> [Task]: Please reproduce exactly the lines between the line holding "Give me the Plotly.js source for this chart." and the line holding "const grid = '#cbcbc2';", inclusive, leaving out any pictures.

□ □ □ □ □

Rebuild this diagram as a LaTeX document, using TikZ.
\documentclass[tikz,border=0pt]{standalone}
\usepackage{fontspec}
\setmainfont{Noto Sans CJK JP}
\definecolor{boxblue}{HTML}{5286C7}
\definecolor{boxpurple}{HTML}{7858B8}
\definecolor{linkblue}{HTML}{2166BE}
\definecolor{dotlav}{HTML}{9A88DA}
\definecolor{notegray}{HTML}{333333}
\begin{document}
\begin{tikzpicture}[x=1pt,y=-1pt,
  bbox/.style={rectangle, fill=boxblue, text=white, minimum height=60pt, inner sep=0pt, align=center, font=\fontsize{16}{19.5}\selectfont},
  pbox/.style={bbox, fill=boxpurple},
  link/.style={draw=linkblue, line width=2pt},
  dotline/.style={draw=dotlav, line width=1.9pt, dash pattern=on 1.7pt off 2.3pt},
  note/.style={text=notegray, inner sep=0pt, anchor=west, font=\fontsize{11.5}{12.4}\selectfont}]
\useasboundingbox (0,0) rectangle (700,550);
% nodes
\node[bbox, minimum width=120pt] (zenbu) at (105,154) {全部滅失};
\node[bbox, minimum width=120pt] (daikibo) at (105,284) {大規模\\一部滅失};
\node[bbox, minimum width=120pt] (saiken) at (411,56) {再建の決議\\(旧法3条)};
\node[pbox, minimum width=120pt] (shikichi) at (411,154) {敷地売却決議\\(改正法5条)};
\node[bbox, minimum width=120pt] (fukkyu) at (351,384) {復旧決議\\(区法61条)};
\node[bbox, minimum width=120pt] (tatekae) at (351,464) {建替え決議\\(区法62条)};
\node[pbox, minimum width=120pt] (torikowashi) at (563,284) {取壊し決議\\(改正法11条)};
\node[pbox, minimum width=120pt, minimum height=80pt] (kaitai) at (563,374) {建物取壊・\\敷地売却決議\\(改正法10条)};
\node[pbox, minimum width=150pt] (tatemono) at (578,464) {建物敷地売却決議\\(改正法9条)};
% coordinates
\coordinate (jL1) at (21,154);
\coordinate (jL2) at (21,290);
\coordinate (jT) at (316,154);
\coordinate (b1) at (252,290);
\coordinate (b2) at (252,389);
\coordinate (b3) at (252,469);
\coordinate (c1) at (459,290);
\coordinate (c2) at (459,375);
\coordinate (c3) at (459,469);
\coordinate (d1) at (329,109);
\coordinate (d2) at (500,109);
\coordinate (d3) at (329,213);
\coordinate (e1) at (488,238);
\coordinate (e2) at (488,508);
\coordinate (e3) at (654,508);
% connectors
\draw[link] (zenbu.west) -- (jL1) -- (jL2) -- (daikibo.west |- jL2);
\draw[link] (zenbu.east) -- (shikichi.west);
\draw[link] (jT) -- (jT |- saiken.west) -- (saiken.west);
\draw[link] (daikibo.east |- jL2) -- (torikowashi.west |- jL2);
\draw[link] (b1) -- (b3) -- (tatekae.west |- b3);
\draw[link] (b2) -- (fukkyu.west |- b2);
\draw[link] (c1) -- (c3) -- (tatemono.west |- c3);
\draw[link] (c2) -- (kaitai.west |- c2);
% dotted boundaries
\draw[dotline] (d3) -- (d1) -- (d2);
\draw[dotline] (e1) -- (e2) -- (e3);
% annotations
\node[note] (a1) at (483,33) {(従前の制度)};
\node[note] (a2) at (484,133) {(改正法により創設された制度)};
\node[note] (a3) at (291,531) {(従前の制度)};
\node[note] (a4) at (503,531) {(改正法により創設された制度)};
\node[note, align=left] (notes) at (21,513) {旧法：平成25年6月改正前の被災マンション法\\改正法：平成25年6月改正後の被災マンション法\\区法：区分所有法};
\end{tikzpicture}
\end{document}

□ □ □ □ □

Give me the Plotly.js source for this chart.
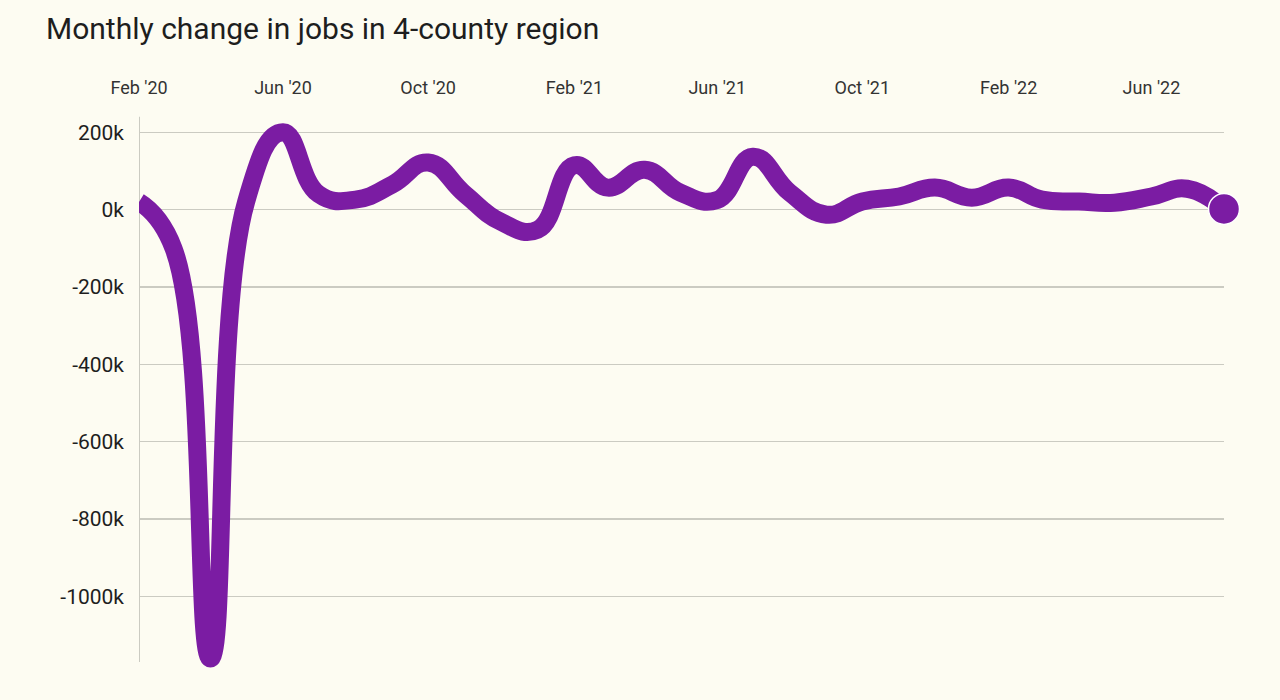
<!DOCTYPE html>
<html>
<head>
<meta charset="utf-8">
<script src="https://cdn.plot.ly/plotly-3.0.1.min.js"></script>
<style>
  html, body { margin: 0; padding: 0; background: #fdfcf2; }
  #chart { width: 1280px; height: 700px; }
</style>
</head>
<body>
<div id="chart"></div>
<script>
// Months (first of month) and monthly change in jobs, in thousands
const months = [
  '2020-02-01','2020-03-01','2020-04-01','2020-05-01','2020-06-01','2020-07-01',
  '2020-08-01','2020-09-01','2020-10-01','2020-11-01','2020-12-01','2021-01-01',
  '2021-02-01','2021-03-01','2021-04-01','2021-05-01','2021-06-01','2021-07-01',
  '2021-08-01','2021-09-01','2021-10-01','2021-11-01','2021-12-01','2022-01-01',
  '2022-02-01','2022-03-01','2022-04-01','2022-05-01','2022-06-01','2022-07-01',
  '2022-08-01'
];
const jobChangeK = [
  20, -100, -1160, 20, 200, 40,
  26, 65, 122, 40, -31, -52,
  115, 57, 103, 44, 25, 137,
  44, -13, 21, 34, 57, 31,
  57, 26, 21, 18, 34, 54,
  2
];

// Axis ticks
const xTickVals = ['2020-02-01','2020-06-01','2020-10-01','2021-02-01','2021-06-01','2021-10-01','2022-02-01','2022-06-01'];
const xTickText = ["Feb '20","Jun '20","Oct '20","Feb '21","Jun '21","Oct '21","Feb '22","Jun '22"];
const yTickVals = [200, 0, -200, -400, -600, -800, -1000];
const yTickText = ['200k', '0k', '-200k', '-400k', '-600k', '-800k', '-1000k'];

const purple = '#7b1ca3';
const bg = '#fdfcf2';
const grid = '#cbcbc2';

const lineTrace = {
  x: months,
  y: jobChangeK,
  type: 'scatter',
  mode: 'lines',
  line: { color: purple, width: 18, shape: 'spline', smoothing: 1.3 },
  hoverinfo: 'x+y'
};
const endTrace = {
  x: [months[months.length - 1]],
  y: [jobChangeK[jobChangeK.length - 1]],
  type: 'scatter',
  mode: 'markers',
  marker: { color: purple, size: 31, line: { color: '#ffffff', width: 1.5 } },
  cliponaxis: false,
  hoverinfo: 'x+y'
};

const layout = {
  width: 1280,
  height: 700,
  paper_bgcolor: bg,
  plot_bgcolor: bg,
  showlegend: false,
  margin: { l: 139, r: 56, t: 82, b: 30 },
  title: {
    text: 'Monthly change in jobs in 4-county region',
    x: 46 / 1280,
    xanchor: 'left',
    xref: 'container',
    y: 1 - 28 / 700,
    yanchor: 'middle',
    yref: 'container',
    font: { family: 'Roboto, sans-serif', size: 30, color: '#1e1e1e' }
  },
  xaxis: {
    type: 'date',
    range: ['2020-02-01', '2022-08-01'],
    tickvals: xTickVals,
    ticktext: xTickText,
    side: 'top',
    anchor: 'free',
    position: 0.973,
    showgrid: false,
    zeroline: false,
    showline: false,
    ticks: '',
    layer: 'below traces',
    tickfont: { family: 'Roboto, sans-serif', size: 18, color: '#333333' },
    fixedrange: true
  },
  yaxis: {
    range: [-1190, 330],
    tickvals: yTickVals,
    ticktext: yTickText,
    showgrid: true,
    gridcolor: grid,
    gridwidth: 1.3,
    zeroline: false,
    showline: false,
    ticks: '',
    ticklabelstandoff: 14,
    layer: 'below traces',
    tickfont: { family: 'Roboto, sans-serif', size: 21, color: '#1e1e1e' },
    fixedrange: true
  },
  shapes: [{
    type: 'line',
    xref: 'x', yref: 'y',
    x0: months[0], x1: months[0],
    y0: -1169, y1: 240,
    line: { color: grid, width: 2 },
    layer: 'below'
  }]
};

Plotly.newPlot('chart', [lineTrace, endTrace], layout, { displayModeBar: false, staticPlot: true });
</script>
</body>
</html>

□ □ □ □ □

> [Full answer]:
Give me the Plotly.js source for this chart.
<!DOCTYPE html>
<html>
<head>
<meta charset="utf-8">
<script src="https://cdn.plot.ly/plotly-3.0.1.min.js"></script>
<style>
  html, body { margin: 0; padding: 0; background: #fdfcf2; }
  #chart { width: 1280px; height: 700px; }
</style>
</head>
<body>
<div id="chart"></div>
<script>
// Months (first of month) and monthly change in jobs, in thousands
const months = [
  '2020-02-01','2020-03-01','2020-04-01','2020-05-01','2020-06-01','2020-07-01',
  '2020-08-01','2020-09-01','2020-10-01','2020-11-01','2020-12-01','2021-01-01',
  '2021-02-01','2021-03-01','2021-04-01','2021-05-01','2021-06-01','2021-07-01',
  '2021-08-01','2021-09-01','2021-10-01','2021-11-01','2021-12-01','2022-01-01',
  '2022-02-01','2022-03-01','2022-04-01','2022-05-01','2022-06-01','2022-07-01',
  '2022-08-01'
];
const jobChangeK = [
  20, -100, -1160, 20, 200, 40,
  26, 65, 122, 40, -31, -52,
  115, 57, 103, 44, 25, 137,
  44, -13, 21, 34, 57, 31,
  57, 26, 21, 18, 34, 54,
  2
];

// Axis ticks
const xTickVals = ['2020-02-01','2020-06-01','2020-10-01','2021-02-01','2021-06-01','2021-10-01','2022-02-01','2022-06-01'];
const xTickText = ["Feb '20","Jun '20","Oct '20","Feb '21","Jun '21","Oct '21","Feb '22","Jun '22"];
const yTickVals = [200, 0, -200, -400, -600, -800, -1000];
const yTickText = ['200k', '0k', '-200k', '-400k', '-600k', '-800k', '-1000k'];

const purple = '#7b1ca3';
const bg = '#fdfcf2';
const grid = '#cbcbc2';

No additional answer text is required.